Paper shops are usually owned by families that are local and have spent their whole lives in the neighbourhood. When the wife is in the shop, then the discussion turns to soap operas, sales, and illness. The teenage children are sometimes recruited to take a turn. The son is all business, with the radio blasting in the background. The daughter plants herself behind the counter, nervous, ever watchful of anyone coming into the shop. Her service is surprisingly bored and impersonal. She wants you to bugger off, okay?
I love paper shops. I love the ambience of them, the simplicity, the clutter. Brits read papers every day not just on Sundays. Some have it delivered to their homes, but most go to the shop to pick it up. Popping over to the paper shop is giving one’s self a little treat. One never knows who will be there to greet you or what conversation you might get into. Interesting news found in the paper shop. I’m privy to it now. So tomorrow I’ll be walking over to the paper shop to pick up a paper and some other news too!


  1. My Mum used to work in the paper shop..she loved it!! thanks for the trip down memory lane and thanks for finding me..I have missed you so...if you look on my blog you will find Gaz and the rest of the crew!!


  2. Hi Susie I have just been catching up with your blog and it is lovely to see you here ~ I am sure you will soon catch up with everyone and I know they will be as happy to see you as I am ~ Ally x

  3. Great post Susie!
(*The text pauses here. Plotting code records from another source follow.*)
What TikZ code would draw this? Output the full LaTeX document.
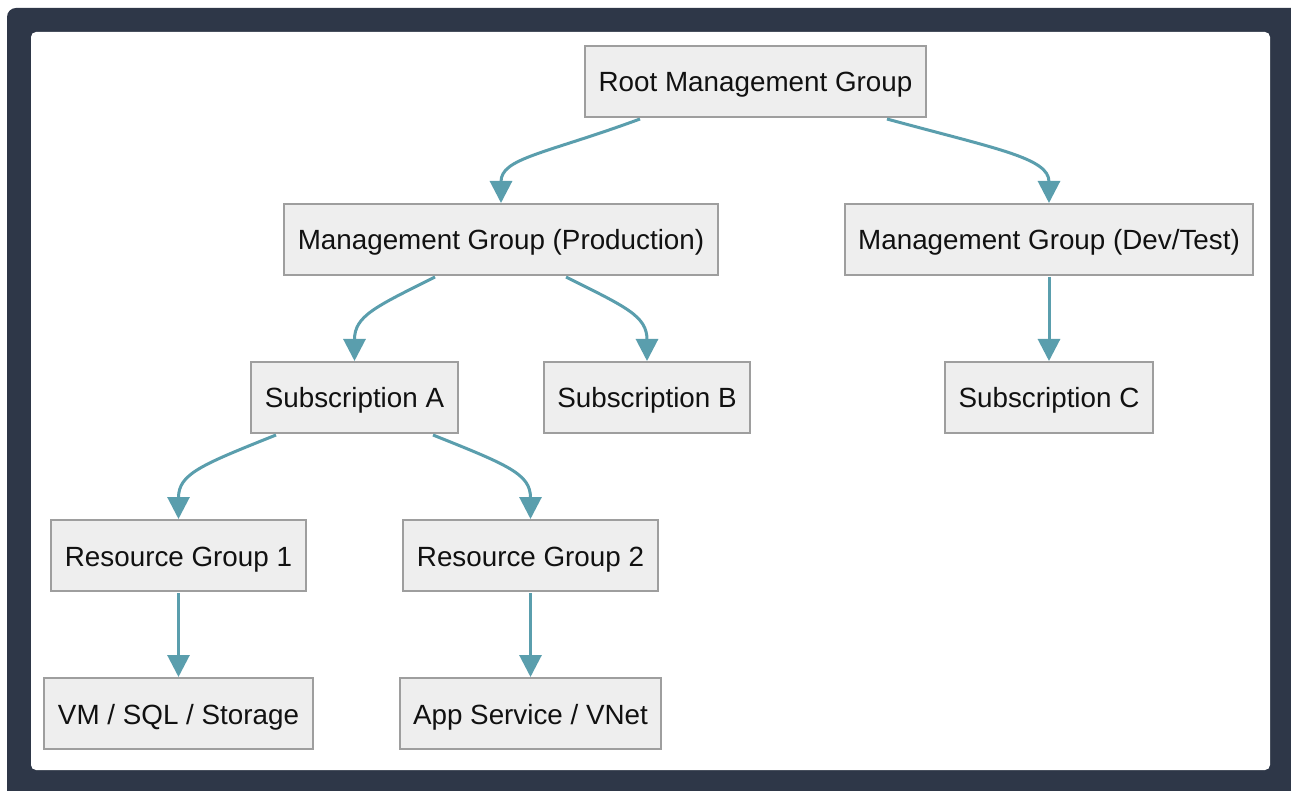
\documentclass[tikz,border=0pt]{standalone}
\usepackage{fontspec}
\setmainfont{Liberation Sans}
\usetikzlibrary{arrows.meta}
\definecolor{frame}{HTML}{2E3748}
\definecolor{boxfill}{HTML}{EEEEEE}
\definecolor{boxline}{HTML}{9E9E9E}
\definecolor{edge}{HTML}{5A9EAD}
\definecolor{txt}{HTML}{111111}
\tikzset{
  box/.style={draw=boxline, line width=2pt, fill=boxfill, rectangle,
    minimum height=71pt, inner xsep=13.5pt, inner ysep=0pt, text=txt,
    text height=21pt, text depth=0pt,
    font=\fontsize{27.8pt}{32pt}\selectfont, anchor=center},
  conn/.style={draw=edge, line width=3pt, -{Triangle[width=22pt,length=22pt]}}
}
\begin{document}
\begin{tikzpicture}[x=1pt,y=-1pt]
\useasboundingbox (0,0) rectangle (1291,791);
\fill[frame, rounded corners=9pt] (7,8) rectangle (1310,810);
\fill[white, rounded corners=5pt] (31,32) rectangle (1270,770);

\node[box] (root) at (755.5,81.5) {Root Management Group};
\node[box] (prod) at (501,239.5) {Management Group (Production)};
\node[box] (dev) at (1049,239.5) {Management Group (Dev/Test)};
\node[box] (suba) at (354.5,397.5) {Subscription A};
\node[box] (subb) at (647,397.5) {Subscription B};
\node[box] (subc) at (1049,397.5) {Subscription C};
\node[box] (rg1) at (178.5,555.5) {Resource Group 1};
\node[box] (rg2) at (530.5,555.5) {Resource Group 2};
\node[box] (vm) at (178.5,713.5) {VM / SQL / Storage};
\node[box] (app) at (530.5,713.5) {App Service / VNet};

\draw[conn] ([xshift=-115.5pt,yshift=-1pt]root.south) .. controls +(-95,35) and +(0,-45) .. (prod.north);
\draw[conn] ([xshift=131.5pt,yshift=-1pt]root.south) .. controls +(110,30) and +(0,-45) .. (dev.north);
\draw[conn] ([xshift=-66pt,yshift=-1pt]prod.south) .. controls +(-60,30) and +(0,-45) .. (suba.north);
\draw[conn] ([xshift=65pt,yshift=-1pt]prod.south) .. controls +(60,30) and +(0,-45) .. (subb.north);
\draw[conn] ([yshift=-1pt]dev.south) -- (subc.north);
\draw[conn] ([xshift=-78.5pt,yshift=-1pt]suba.south) .. controls +(-75,30) and +(0,-45) .. (rg1.north);
\draw[conn] ([xshift=78.5pt,yshift=-1pt]suba.south) .. controls +(75,30) and +(0,-45) .. (rg2.north);
\draw[conn] ([yshift=-1pt]rg1.south) -- (vm.north);
\draw[conn] ([yshift=-1pt]rg2.south) -- (app.north);
\end{tikzpicture}
\end{document}
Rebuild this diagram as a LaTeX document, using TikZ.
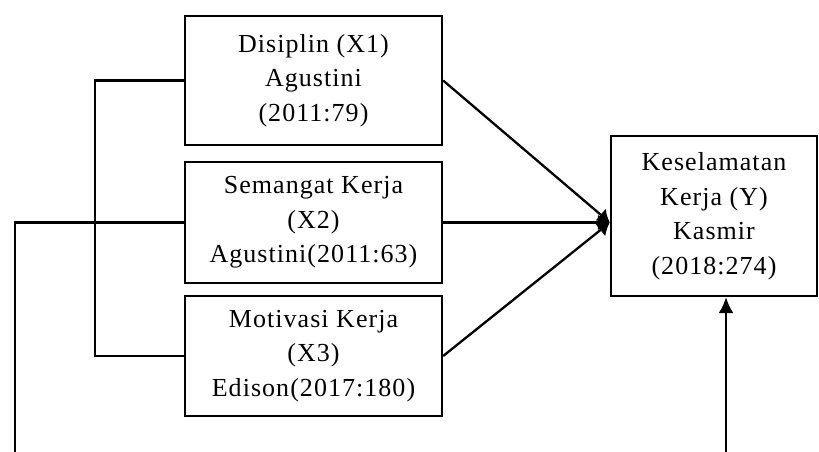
\documentclass[tikz,border=0pt]{standalone}
\usepackage{fontspec}
\setmainfont{Liberation Serif}[LetterSpace=4]
\usetikzlibrary{arrows.meta}
\begin{document}
\begin{tikzpicture}[x=1pt,y=-1pt,
  box/.style={draw,line width=2.3pt,inner sep=0pt,align=center,
    font=\fontsize{26}{34.5}\selectfont},
  conn/.style={line width=2.3pt},
  arr/.style={line width=2.3pt,-{Latex[length=12pt,width=16pt]}},
  uparr/.style={line width=2.3pt,-{Latex[length=16pt,width=15pt]}}]
\useasboundingbox (0,0) rectangle (819,451);
\node[box,minimum width=257pt,minimum height=129pt] (b1) at (313.5,80.5) {Disiplin (X1)\\Agustini\\(2011:79)};
\node[box,minimum width=257pt,minimum height=121pt] (b2) at (313.5,222.5) {Semangat Kerja\\(X2)\\Agustini(2011:63)};
\node[box,minimum width=257pt,minimum height=120pt] (b3) at (313.5,356) {Motivasi Kerja\\(X3)\\Edison(2017:180)};
\node[box,minimum width=206pt,minimum height=160pt] (y) at (714,216) {Keselamatan\\Kerja (Y)\\Kasmir\\(2018:274)};
\coordinate (bl) at (15,452);
\coordinate (yb) at (726,452);
\draw[conn] (b1.west) -- ++(-89,0) |- (b3.west);
\draw[conn] (b2.west) -| (bl);
\draw[arr] (b1.east) -- (y.west |- b2.east);
\draw[arr] (b3.east) -- (y.west |- b2.east);
\draw[arr] (b2.east) -- (y.west |- b2.east);
\draw[uparr] (yb) -- (yb |- y.south);
\end{tikzpicture}
\end{document}
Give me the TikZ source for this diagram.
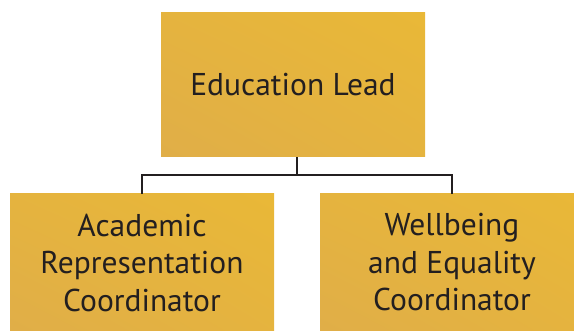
\documentclass[tikz,border=0pt]{standalone}
\usepackage{fontspec}
\setmainfont{PT Sans}
\usetikzlibrary{shadings}
\definecolor{goldA}{HTML}{E9B837}
\definecolor{goldB}{HTML}{E0AE48}
\definecolor{linec}{HTML}{231F20}
\definecolor{txt}{HTML}{231F20}
\tikzset{
  orgbox/.style={rectangle, inner sep=0pt,
    upper right=goldA, lower left=goldB, upper left=goldA!55!goldB, lower right=goldA!55!goldB,
    text=txt, align=center, font=\fontsize{31.5}{37.5}\selectfont},
  link/.style={draw=linec, line width=2.2pt}
}
\begin{document}
\begin{tikzpicture}[x=1pt,y=-1pt]
\clip (0,0) rectangle (574,331);
\node[orgbox, minimum width=264pt, minimum height=144pt] (top) at (293,85) {\raisebox{-2pt}{Education Lead}};
\node[orgbox, minimum width=264pt, minimum height=137pt] (left) at (142,262.5) {Academic\\Representation\\Coordinator};
\node[orgbox, minimum width=264pt, minimum height=137pt] (right) at (452,262.5) {Wellbeing\\and Equality\\Coordinator};
\coordinate (j) at ([xshift=4pt,yshift=-18pt]top.south);
\draw[link] ([xshift=4pt]top.south) -- (j);
\draw[link] (j) -| (left.north);
\draw[link] (j) -| (right.north);
\end{tikzpicture}
\end{document}
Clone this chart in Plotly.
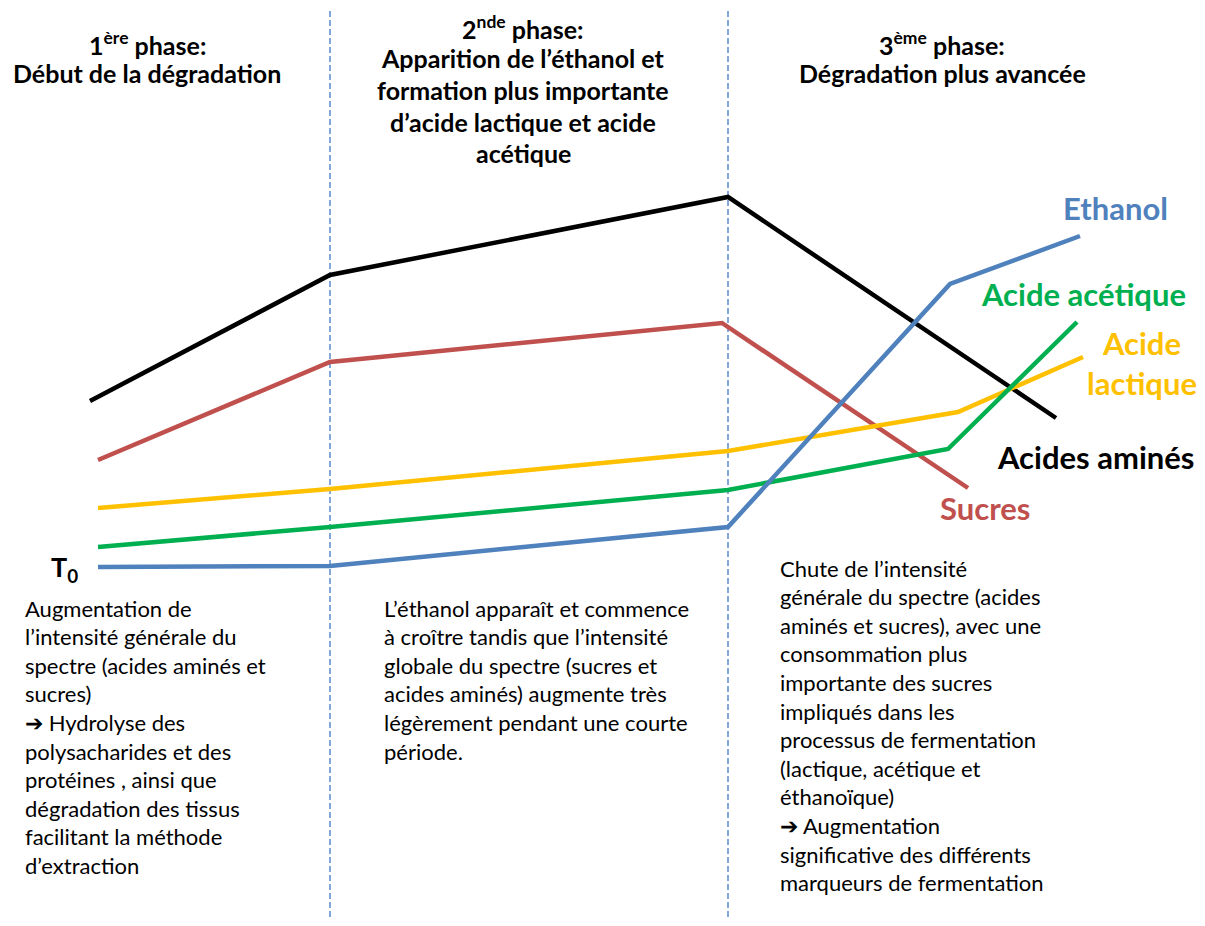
import plotly.graph_objects as go

# Schematic intensities (arbitrary units)
series_names = ["Acides aminés", "Sucres", "Acide lactique", "Acide acétique", "Ethanol"]
series_colors = ["#000000", "#C0504D", "#FFC000", "#00B050", "#4F81BD"]

amines_x = [90, 330, 728, 1056]
amines_y = [525, 651, 729, 508]

sucres_x = [98, 330, 722, 968]
sucres_y = [466, 564, 603, 438]

lactique_x = [98, 330, 728, 958, 1083]
lactique_y = [418, 437, 475, 514, 569]

acetique_x = [98, 330, 728, 948, 1077]
acetique_y = [379, 399, 436, 477, 604]

ethanol_x = [98, 330, 728, 950, 1080]
ethanol_y = [359, 360, 399, 642, 690]

phase_limits = [330, 728]

phase_titles = [
    ["1<sup>ère</sup> phase:", "Début de la dégradation"],
    ["2<sup>nde</sup> phase:", "Apparition de l’éthanol et", "formation plus importante",
     "d’acide lactique et acide", "acétique"],
    ["3<sup>ème</sup> phase:", "Dégradation plus avancée"],
]

phase_texts = [
    ["Augmentation de", "l’intensité générale du", "spectre (acides aminés et", "sucres)",
     "➔ Hydrolyse des", "polysacharides et des", "protéines , ainsi que",
     "dégradation des tissus", "facilitant la méthode", "d’extraction"],
    ["L’éthanol apparaît et commence", "à croître tandis que l’intensité",
     "globale du spectre (sucres et", "acides aminés) augmente très",
     "légèrement pendant une courte", "période."],
    ["Chute de l’intensité", "générale du spectre (acides", "aminés et sucres), avec une",
     "consommation plus", "importante des sucres", "impliqués dans les",
     "processus de fermentation", "(lactique, acétique et", "éthanoïque)",
     "➔ Augmentation", "significative des différents", "marqueurs de fermentation"],
]

W, H = 1205, 926
PAD = 8  # the page body has an 8px margin
FONT = "Lato"

fig = go.Figure()

xs = [amines_x, sucres_x, lactique_x, acetique_x, ethanol_x]
ys = [amines_y, sucres_y, lactique_y, acetique_y, ethanol_y]
for name, color, x, y in zip(series_names, series_colors, xs, ys):
    fig.add_trace(go.Scatter(x=x, y=y, mode="lines", name=name,
                             line=dict(color=color, width=4.5)))

# phase separators
for xv in phase_limits:
    fig.add_shape(type="line", x0=xv, x1=xv, y0=0, y1=H, xref="x", yref="y",
                  line=dict(color="#5A8ACB", width=1.5, dash="6px,3px"), layer="below")

# phase headings
title_centers = [147, 523, 942]
title_tops = [[43, 73], [27, 58, 90, 122, 153], [43, 73]]
for lines, cx, tops in zip(phase_titles, title_centers, title_tops):
    for line, ty in zip(lines, tops):
        fig.add_annotation(x=cx, y=H - ty, text=f"<b>{line}</b>", showarrow=False,
                           xanchor="center", yanchor="middle",
                           font=dict(family=FONT, size=25, color="black"))

# phase descriptions
text_left = [23, 382, 778]
text_start = [608, 608, 568]
line_step = 28.6
for lines, lx, sy in zip(phase_texts, text_left, text_start):
    for i, line in enumerate(lines):
        fig.add_annotation(x=lx, y=H - (sy + i * line_step), text=line, showarrow=False,
                           xanchor="left", yanchor="middle",
                           font=dict(family=FONT, size=22, color="black"))

# series labels
label_pos = {
    "Ethanol": (1115, 208),
    "Acide acétique": (1083, 294),
    "Acide<br>lactique": (1142, 363),
    "Acides aminés": (1095, 457),
    "Sucres": (985, 508),
}
label_colors = ["#4F81BD", "#00B050", "#FFC000", "#000000", "#C0504D"]
for (txt, (lx, ly)), col in zip(label_pos.items(), label_colors):
    fig.add_annotation(x=lx, y=H - ly, text=f"<b>{txt}</b>", showarrow=False,
                       xanchor="center", yanchor="middle",
                       font=dict(family=FONT, size=31, color=col))

fig.add_annotation(x=64, y=H - 568, text="<b>T<sub>0</sub></b>", showarrow=False,
                   xanchor="center", yanchor="middle",
                   font=dict(family=FONT, size=27, color="black"))

fig.update_layout(
    width=W - 2 * PAD, height=H - 2 * PAD,
    margin=dict(l=0, r=0, t=0, b=0),
    paper_bgcolor="white", plot_bgcolor="white",
    showlegend=False,
    xaxis=dict(range=[PAD, W - PAD], visible=False, fixedrange=True),
    yaxis=dict(range=[PAD, H - PAD], visible=False, fixedrange=True),
)

fig.write_html("out.html")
I, too, love the tradition of the paper shop. We had a brill one in Chester and I loved to go there. Here in the small village I live in now we do have a post office, which also works as the paper shop. You've done an excellent job of describing it all. I think that shops like the paper shop, butchers, green grocers and post office are the backbone and heart of all our small communities. I don't like to imagine a village without one of each and well, the pub is a must!